I can't help but think of what just happened with the Mariners this last season when Jack Zduriencik was fighting to save his job. After years of slowly rebuilding the M's around young talent with a focus on pitching and defense, Jack Z. made a radical change to his philosophy. Pitching was moved down the priority list and defense was all but thrown out the window in favor of providing short-term boosts to the offense which had been quite awful the last few years. This is how Seattle traded multiple years worth of John Jason for one year of injury-prone Mike Morse. It was a bad investment in a lesser player, but that player hit dingers! Jack Z. felt he needed more dingers to save his job, so he got those dingers, even if it took a bad trade. That's why he also signed the mummified remains of Raul Ibanez and actually let him patrol the spacious outfield of Safeco Field. That's why they traded Jason Vargas, a pitcher tailor-made for Safeco, for Kendrys Morales and his bionic leg and let Morales play a fair amount of first base.

Predictably, the Mariners didn't get any better. They were still a bad offense, but not embarrassingly bad. But they were also a terrible defensive team that, wouldn't you know, ended up needing more pitching. It was good enough to get Zduriencik another year at the helm, but with a team that seems no closer to breaking out of rebuilding mode, only now they have fewer assets to work with.

How does this apply to Dipoto? Because he has also tried to build this team under a specific philosophy. He has tried, and oft been undermined by Moreno, to build a high-end offense that controls the count and slugs the ball. He has made a clear decision that he will not spend big money on relievers. He's already talked at length, by his tight-lipped standards, about finding young, talented pitchers to inject some life into the rotation. But will that all still apply this off-season when Dipoto has been given a tacit win-or-else mandate?

Jerry could double-down on his commitment to building that elite offense by trying to talk Arte Moreno into throwing stupid money at Robinson Cano. Sure, it will damn the long-term financial flexibility of the team, possibly even hindering them from keeping Mike Trout beyond his arbitration years, but it will fix some of the issues in the 2014 offense, which is all he cares about now.

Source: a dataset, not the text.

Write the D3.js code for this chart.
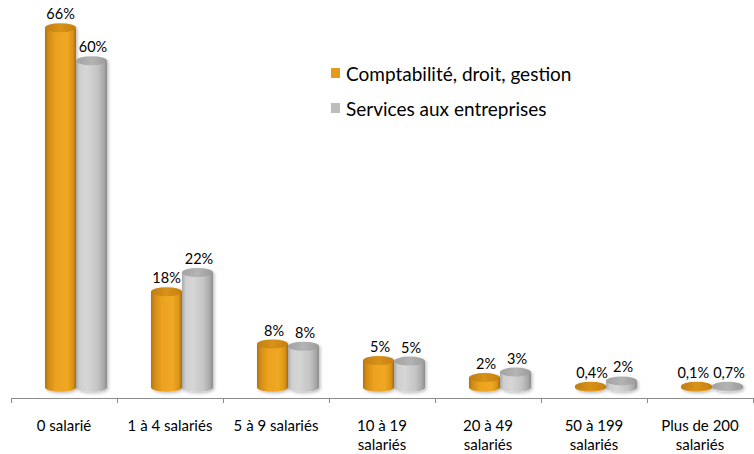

Dipoto might also fear once again getting burned by his attempts to build a bullpen around cheap, fungible power arms and give a lucrative three- or four-year deal to Joe Nathan, despite Nathan being 39 years old with a history of arm problems. That could easily prove to be another regrettable contract that the Angels will have to swallow, but at least Jerry can point to it at the end of 2014 as a sign that he really, really tried to improve bullpen. Worse yet, Dipoto could go the other to prove he is a man of principle and instead of throwing big money at a pitcher, he could make short-sighted trade of some quality prospect for a middling reliever who happen to bare the "proven closer" tag. I can almost see the Kaleb Cowart for Chris Perez trade happening now.

The biggest risk though is Dipoto's commitment to landing young starting pitching. He has hung his reputation on making that happen for the 2014 club. Might that lead to him trading Howie Kendrick for 80 cents on the dollar just to make sure he doesn't get caught holding the bag? Or will he throw in some of the precious few prospects the Angels have to sweeten the pot?

Lord only knows what kind of crazy moves Jerry might make if his search for young pitching comes up empty. At that point we might as well kiss the 2014 first round pick goodbye so he can burn it in favor of signing someone like Ervin Santana to cover his ass.

Hopefully this all just proves to be fear of an unlikely doomsday scenario. I'd like to think that Dipoto has the wherewithal to stick to his philosophical guns on fixing this team even if it means he goes out Butch and Sundance-style this time next year instead of allowing Moreno to work his puppet strings even more than he already does or kowtowing to Mike Scioscia in order to not be seen as the one creating that much rumored tension.